May 13, 2013

Illustrator Spotlight: Isol


Now that I’ve graduated from a dual-masters degree at Simmons College I have a lot of free time on my hands. I’ve been emailing back and forth with an awesome blogger lately who blogs about picturebook design and she’s inspired me to start writing here again. So naturally I’ve decided to move, reformat, and rename my blog. I've copy-and-pasted the past posts from the other site here and tagged them as best I can so I can finally say...

Welcome to Let’s Talk Picturebooks!

In honor of this grand re-opening, I’ve decided to post something a bit different. Usually I like to pick a theme or concept and discuss a few books that strongly encompass those themes/concepts, but today I want to break from the usual and focus on one illustrator in particular, Isol.

I’ve chosen her because she was recently chosen to win 2013’s Astrid Lindgren Memorial Award. The Swedish government awards the £500,000 prize annually to an individual or organization working "in the spirit of Astrid Lindgren [to] safeguard democratic values.” A jury of twelve picked her out of 207 candidates, praising her ability to create picturebooks “from the eye level of the child," and the award will be presented later this month. I’ve long been in love with her illustrations, and I’m so excited to see her earning the praise she deserves.

My personal favorite is Nocturne: Dream Recipes, an anthology of sorts that provides dream “recipes” for its readers just before bed time. Suffice it to say there’s a lot of glow-in-the-dark ink. 





my favorite spread (and the print that appears in the dark is even better)

This is the book that opened my eyes to how amazingly creative Isol is and how she’s very in-tune with the child’s imagination. And her other books are just as interesting and imaginative: It’s Useful To Have a Duck is a double-sided book with two parallel stories about how a duck uses a boy and a boy uses a duck, and Beautiful Griselda is the story of a girl who is so beautiful that her suitors literally lose their heads.

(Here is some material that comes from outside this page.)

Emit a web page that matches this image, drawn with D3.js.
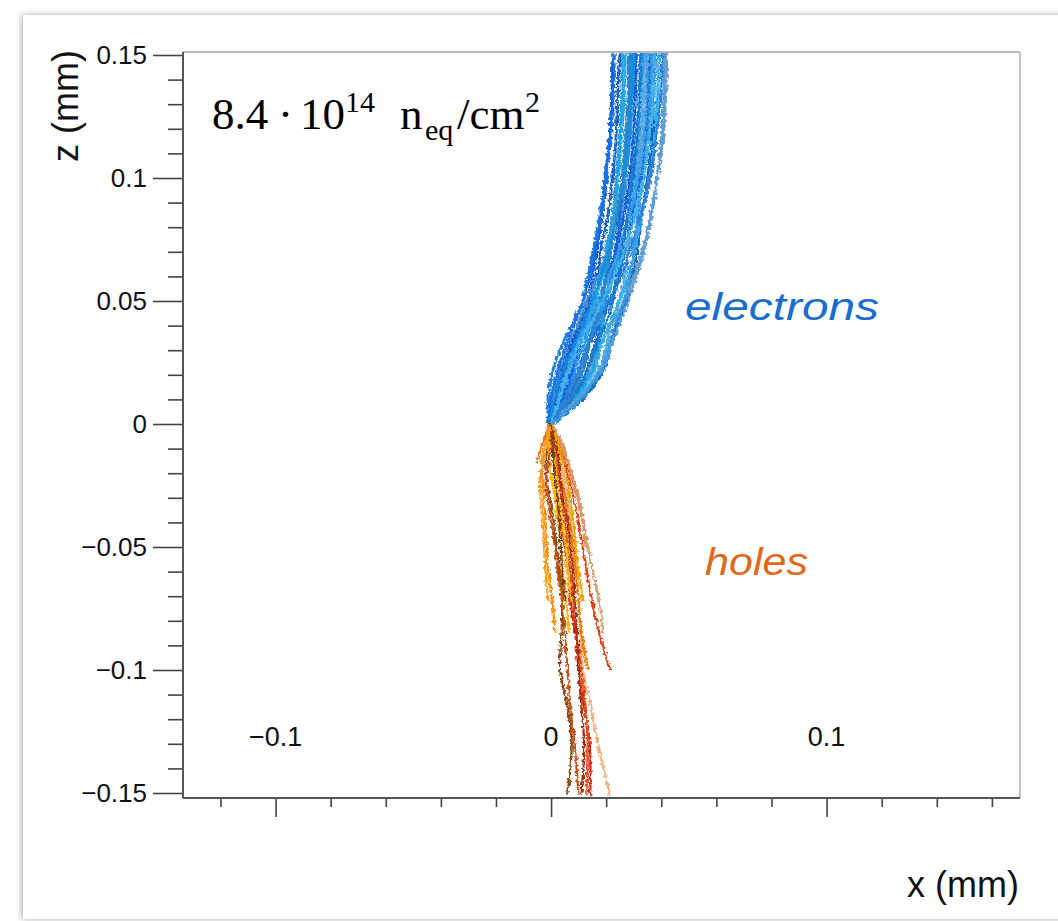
<!DOCTYPE html>
<html>
<head>
<meta charset="utf-8">
<script src="https://cdn.jsdelivr.net/npm/d3@7"></script>
<style>
  body { margin: 0; background: #fff; }
  .axis text { font-family: "Liberation Sans", Arial, Helvetica, sans-serif; fill: #111; }
  .axis line { stroke: #444; stroke-width: 1.6; }
  .axis path { display: none; }
</style>
</head>
<body>
<div id="chart"></div>
<script>
var eZ = [0, 8, 16, 24, 32, 40, 50, 60, 72, 85, 100, 115, 130, 151];
var hZ = [0, -8, -16, -24, -32, -40, -50, -60, -72, -85, -100, -115, -130, -151];

// electron paths, x in micrometres at each eZ level
var electronX = [
  [-1.0, -1.2, -0.6, 1.2, 4.0, 7.6, 11.3, 13.4, 15.6, 17.8, 19.5, 21.0, 22.0, 22.4],
  [-0.5, 1.2, 2.0, 4.5, 7.2, 9.8, 13.5, 15.0, 16.8, 18.6, 20.1, 21.2, 21.9, 22.6],
  [-0.3, 2.8, 5.0, 7.0, 9.0, 12.3, 16.0, 18.5, 20.0, 22.8, 24.4, 25.3, 26.4, 27.0],
  [0.0, 4.8, 8.0, 11.0, 13.5, 16.2, 19.0, 21.8, 23.7, 25.5, 27.2, 28.6, 29.4, 30.2],
  [0.2, 6.5, 11.5, 14.0, 15.8, 18.2, 20.0, 22.0, 23.5, 24.8, 26.0, 27.5, 28.0, 29.0],
  [0.3, 8.5, 14.0, 18.0, 20.0, 21.5, 24.5, 26.8, 28.2, 29.6, 31.0, 32.5, 33.4, 34.0],
  [0.4, 9.5, 15.8, 20.0, 21.8, 23.9, 27.2, 29.5, 31.5, 33.0, 35.0, 36.6, 37.2, 38.0],
  [-0.2, 3.5, 6.5, 9.0, 11.8, 14.5, 19.8, 22.5, 25.6, 28.0, 30.0, 31.5, 32.3, 33.2],
  [0.1, 5.8, 10.5, 14.5, 17.5, 21.5, 26.5, 30.0, 33.5, 36.0, 38.5, 40.5, 41.5, 42.0],
  [-0.6, 1.8, 3.0, 5.6, 7.8, 10.5, 14.0, 16.4, 18.3, 20.6, 22.3, 23.5, 24.0, 25.0],
  [0.3, 7.8, 12.8, 16.5, 18.2, 21.0, 25.0, 28.0, 30.5, 33.0, 35.8, 37.5, 38.5, 39.2],
  [0.0, 5.2, 8.8, 12.2, 14.0, 17.5, 21.5, 24.5, 27.2, 29.5, 32.5, 34.5, 35.2, 36.2],
  [-0.8, 0.2, 1.5, 3.5, 6.0, 9.5, 13.0, 17.0, 20.5, 23.5, 25.8, 26.8, 27.8, 28.3],
  [-0.4, 3.2, 6.0, 8.0, 10.5, 13.0, 17.5, 20.5, 24.0, 26.5, 28.5, 29.8, 30.5, 31.0],
  [0.2, 7.0, 12.0, 15.5, 17.0, 18.5, 18.8, 19.6, 20.8, 22.5, 23.6, 24.8, 25.5, 26.0],
  [-0.1, 4.0, 7.2, 10.5, 13.0, 16.0, 21.0, 25.5, 29.0, 32.5, 36.0, 38.0, 39.5, 40.5],
  [-0.4, 2.2, 4.0, 6.5, 9.8, 12.8, 17.0, 21.0, 25.0, 28.5, 31.5, 33.5, 34.5, 35.0],
  [0.1, 6.0, 10.5, 13.8, 16.5, 19.5, 22.5, 24.0, 26.0, 27.8, 29.5, 31.0, 31.8, 32.5],
  [-0.7, 0.8, 2.5, 5.0, 8.5, 11.5, 15.0, 18.0, 21.5, 24.0, 26.5, 28.0, 29.0, 29.8],
  [0.2, 7.5, 14.5, 19.5, 22.0, 24.5, 28.0, 31.0, 34.0, 36.5, 38.5, 40.0, 40.8, 41.2],
  [-0.9, -0.5, 1.0, 3.0, 5.5, 8.0, 11.8, 14.0, 16.0, 18.2, 20.0, 21.5, 22.5, 23.0],
  [0.0, 5.5, 9.5, 12.0, 13.5, 15.5, 18.0, 20.0, 22.0, 24.0, 25.8, 27.2, 28.2, 28.6],
  [0.3, 8.8, 14.8, 19.0, 21.0, 23.0, 26.5, 28.5, 30.0, 31.5, 33.5, 35.0, 36.0, 36.8],
  [-0.3, 2.5, 4.5, 7.5, 10.0, 14.0, 18.5, 23.0, 27.0, 30.5, 33.5, 35.5, 37.0, 37.5]
];
var electronColors = ["#1a7fe0", "#0b5cd6", "#28a8e8", "#3a8fd0", "#1c63d8", "#5aa8dc",
  "#0f6cc0", "#2196f3", "#6a9cc8", "#1d5fc8", "#30b0f0", "#1870d8", "#4a90d0", "#0a60e0",
  "#22a0e0", "#2f7fd8", "#3c9ce8", "#1e78c8", "#0e8ee0", "#5b9fd8", "#1f6fe8", "#2a86c8",
  "#3a9ae0", "#44b4ec"];

// hole paths, x in micrometres at each hZ level (shorter rows stop earlier)
var holeX = [
  [0.0, -1.0, -2.0, -1.5, 0.0, 1.0, 2.0, 3.0, 4.0, 3.8, 3.3, 6.0, 7.5, 5.8],
  [0.2, 0.5, 1.0, 1.8, 2.5, 3.5, 5.0, 6.0, 7.0, 8.8, 10.0, 12.0, 14.0, 14.2],
  [0.3, 1.0, 2.0, 3.0, 4.0, 5.0, 6.0, 7.0, 8.0, 9.5, 11.0, 12.5, 13.2, 12.8],
  [0.5, 2.0, 3.5, 5.0, 6.0, 7.0, 8.0, 9.0, 10.0, 10.8, 11.6, 14.5, 17.0, 21.4],
  [0.6, 3.0, 5.0, 7.0, 8.5, 10.0, 11.5, 13.0, 14.8, 17.5, 21.4],
  [0.5, 4.0, 6.5, 8.5, 10.5, 11.5, 13.4, 15.0, 17.5, 18.9],
  [0.0, -2.0, -3.5, -3.0, -2.5, -2.0, -1.5, -1.0, 0.5, 1.5],
  [0.2, 1.0, 2.5, 4.0, 5.5, 6.5, 8.0, 9.0, 10.0, 11.0, 13.4],
  [-0.3, -1.0, -0.5, 0.5, 1.5, 2.5, 3.5, 4.5, 5.5, 6.5],
  [0.0, 0.5, 1.5, 2.0, 3.0, 4.0, 5.5, 6.0, 7.5],
  [-0.5, -3.0, -5.4],
  [0.1, 0.0, -1.0, -2.0, -1.0, 0.0, 1.5, 2.5, 4.0, 5.0, 6.0, 7.0, 8.5, 10.0],
  [0.2, 1.5, 3.0, 3.5, 4.5, 6.0, 7.0, 8.0, 8.5, 9.5, 10.0, 11.0, 12.0, 11.0],
  [-0.2, -2.0, -3.0, -4.0, -3.6, -3.0, -2.5, -2.0, -1.0],
  [0.0, 0.5, 1.0, 1.5, 2.5, 3.0, 3.5, 4.0, 5.0],
  [0.4, 2.5, 4.5, 6.0, 7.0, 8.0, 9.0, 10.0, 11.5],
  [0.6, 3.5, 6.0, 8.0, 10.0, 11.6, 12.5]
];
var holeColors = ["#8b4513", "#d02810", "#e0501a", "#f5b080", "#e03a10", "#d0a070",
  "#ff8c00", "#f07800", "#ffb000", "#ffc418", "#e87020", "#c85010", "#a03010",
  "#ff9a20", "#7a3a10", "#f0a000", "#e8905a"];

var yMajor = [-0.15, -0.1, -0.05, 0, 0.05, 0.1, 0.15];
var yMinor = [-0.14, -0.13, -0.12, -0.11, -0.09, -0.08, -0.07, -0.06, -0.04, -0.03, -0.02, -0.01,
  0.01, 0.02, 0.03, 0.04, 0.06, 0.07, 0.08, 0.09, 0.11, 0.12, 0.13, 0.14];
var xMajor = [-0.1, 0, 0.1];
var xMinor = [-0.12, -0.08, -0.06, -0.04, -0.02, 0.02, 0.04, 0.06, 0.08, 0.12, 0.14, 0.16];

var width = 1058, height = 921;
var frame = {left: 183, right: 1020, top: 52, bottom: 798};

var svg = d3.select("#chart").append("svg")
  .attr("width", width)
  .attr("height", height);

var defs = svg.append("defs");

var shadow = defs.append("filter").attr("id", "shadow")
  .attr("x", "-5%").attr("y", "-5%").attr("width", "110%").attr("height", "110%");
shadow.append("feGaussianBlur").attr("in", "SourceAlpha").attr("stdDeviation", 3);
shadow.append("feOffset").attr("dx", -1).attr("dy", 0).attr("result", "blur");
shadow.append("feComponentTransfer").append("feFuncA").attr("type", "linear").attr("slope", 0.35);
var merge = shadow.append("feMerge");
merge.append("feMergeNode");
merge.append("feMergeNode").attr("in", "SourceGraphic");

// jitter for the drift lines
var rough = defs.append("filter").attr("id", "rough")
  .attr("x", "-10%").attr("y", "-10%").attr("width", "120%").attr("height", "120%");
rough.append("feTurbulence").attr("type", "fractalNoise")
  .attr("baseFrequency", 0.3).attr("numOctaves", 2).attr("seed", 3).attr("result", "noise");
rough.append("feDisplacementMap").attr("in", "SourceGraphic").attr("in2", "noise")
  .attr("scale", 6).attr("xChannelSelector", "R").attr("yChannelSelector", "G");

defs.append("clipPath").attr("id", "plotclip")
  .append("rect")
  .attr("x", frame.left).attr("y", frame.top)
  .attr("width", frame.right - frame.left).attr("height", frame.bottom - frame.top);

// card
svg.append("rect")
  .attr("x", 23).attr("y", 15)
  .attr("width", 1100).attr("height", 904)
  .attr("fill", "#fff")
  .attr("filter", "url(#shadow)");

var xScale = d3.scaleLinear()
  .domain([-0.1336, 0.1702])
  .range([frame.left, frame.right]);

var yScale = d3.scaleLinear()
  .domain([-0.15, 0.15])
  .range([793, 55]);

var fmt = d3.format("~g");

// y axis
svg.append("g")
  .attr("class", "axis")
  .attr("transform", `translate(${frame.left},0)`)
  .call(d3.axisLeft(yScale).tickValues(yMajor).tickSize(30).tickPadding(6).tickFormat(fmt))
  .selectAll("text").style("font-size", "26px");

svg.append("g")
  .attr("class", "axis")
  .attr("transform", `translate(${frame.left},0)`)
  .call(d3.axisLeft(yScale).tickValues(yMinor).tickSize(15).tickFormat(""));

// x axis (ticks below, labels inside the frame)
svg.append("g")
  .attr("class", "axis")
  .attr("transform", `translate(0,${frame.bottom})`)
  .call(d3.axisBottom(xScale).tickValues(xMajor).tickSize(19).tickFormat(""));

svg.append("g")
  .attr("class", "axis")
  .attr("transform", `translate(0,${frame.bottom})`)
  .call(d3.axisBottom(xScale).tickValues(xMinor).tickSize(9).tickFormat(""));

svg.append("g")
  .attr("class", "axis")
  .selectAll("text")
  .data(xMajor)
  .enter().append("text")
    .attr("x", d => xScale(d))
    .attr("y", 746)
    .attr("text-anchor", "middle")
    .style("font-size", "27px")
    .text(d => fmt(d));

// drift lines
var line = d3.line()
  .x(d => xScale(d[0]))
  .y(d => yScale(d[1]))
  .curve(d3.curveCatmullRom.alpha(0.5));

var plot = svg.append("g").attr("clip-path", "url(#plotclip)");

plot.append("g")
  .attr("filter", "url(#rough)")
  .selectAll("path")
  .data(electronX)
  .enter().append("path")
    .attr("d", row => line(row.map((v, i) => [v / 1000, eZ[i] / 1000])))
    .attr("fill", "none")
    .attr("stroke", (d, i) => electronColors[i % electronColors.length])
    .attr("stroke-width", 2.8)
    .attr("stroke-linejoin", "round");

plot.append("g")
  .attr("filter", "url(#rough)")
  .selectAll("path")
  .data(holeX)
  .enter().append("path")
    .attr("d", row => line(row.map((v, i) => [v / 1000, hZ[i] / 1000])))
    .attr("fill", "none")
    .attr("stroke", (d, i) => holeColors[i % holeColors.length])
    .attr("stroke-width", 2.3)
    .attr("stroke-linejoin", "round");

// frame
svg.append("line").attr("x1", frame.left).attr("x2", frame.right)
  .attr("y1", frame.top).attr("y2", frame.top)
  .attr("stroke", "#b8b8b8").attr("stroke-width", 2);
svg.append("line").attr("x1", frame.right).attr("x2", frame.right)
  .attr("y1", frame.top).attr("y2", frame.bottom)
  .attr("stroke", "#c4c4c4").attr("stroke-width", 2);
svg.append("line").attr("x1", frame.left).attr("x2", frame.left)
  .attr("y1", frame.top).attr("y2", frame.bottom)
  .attr("stroke", "#555").attr("stroke-width", 2);
svg.append("line").attr("x1", frame.left).attr("x2", frame.right)
  .attr("y1", frame.bottom).attr("y2", frame.bottom)
  .attr("stroke", "#555").attr("stroke-width", 2);

// axis titles
svg.append("text")
  .attr("x", 1019).attr("y", 897)
  .attr("text-anchor", "end")
  .style("font-family", "Liberation Sans, Arial, Helvetica, sans-serif")
  .style("font-size", "36px")
  .attr("fill", "#111")
  .text("x (mm)");

svg.append("text")
  .attr("transform", "translate(78,50) rotate(-90)")
  .attr("text-anchor", "end")
  .style("font-family", "Liberation Sans, Arial, Helvetica, sans-serif")
  .style("font-size", "36px")
  .attr("fill", "#111")
  .text("z (mm)");

// fluence annotation
var note = svg.append("text")
  .style("font-family", "Liberation Serif, Times New Roman, serif")
  .attr("fill", "#000");
note.append("tspan").attr("x", 212).attr("y", 129).style("font-size", "45px").text("8.4");
note.append("tspan").attr("x", 278).attr("y", 129).style("font-size", "45px").text("\u00b7");
note.append("tspan").attr("x", 300).attr("y", 129).style("font-size", "45px").text("10");
note.append("tspan").attr("x", 345).attr("y", 112).style("font-size", "30px").text("14");
note.append("tspan").attr("x", 400).attr("y", 129).style("font-size", "45px").text("n");
note.append("tspan").attr("x", 425).attr("y", 140).style("font-size", "30px").text("eq");
note.append("tspan").attr("x", 457).attr("y", 129).style("font-size", "45px").text("/cm");
note.append("tspan").attr("x", 525).attr("y", 112).style("font-size", "30px").text("2");

// carrier labels
svg.append("text")
  .attr("x", 685).attr("y", 320)
  .attr("textLength", 194).attr("lengthAdjust", "spacingAndGlyphs")
  .style("font-family", "Liberation Sans, Arial, sans-serif")
  .style("font-style", "italic")
  .style("font-size", "38px")
  .attr("fill", "#1a6dcc")
  .text("electrons");

svg.append("text")
  .attr("x", 705).attr("y", 575)
  .attr("textLength", 103).attr("lengthAdjust", "spacingAndGlyphs")
  .style("font-family", "Liberation Sans, Arial, sans-serif")
  .style("font-style", "italic")
  .style("font-size", "38px")
  .attr("fill", "#e0691c")
  .text("holes");
</script>
</body>
</html>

Her imagination knows no bounds.

Both sides of the book


Men losing their heads over Griselda

In winning this award is joining a long list of amazing children’s book illustrators and writers in winning this prize, including Shaun Tan, Katherine Paterson, Philip Pullman, and (of course) Maurice Sendak. You can read more about it here and the official announcement (assuming your computer can translate from Swedish to English) is here.

Thanks for tuning in, and I have several more posts ready to go in the upcoming weeks!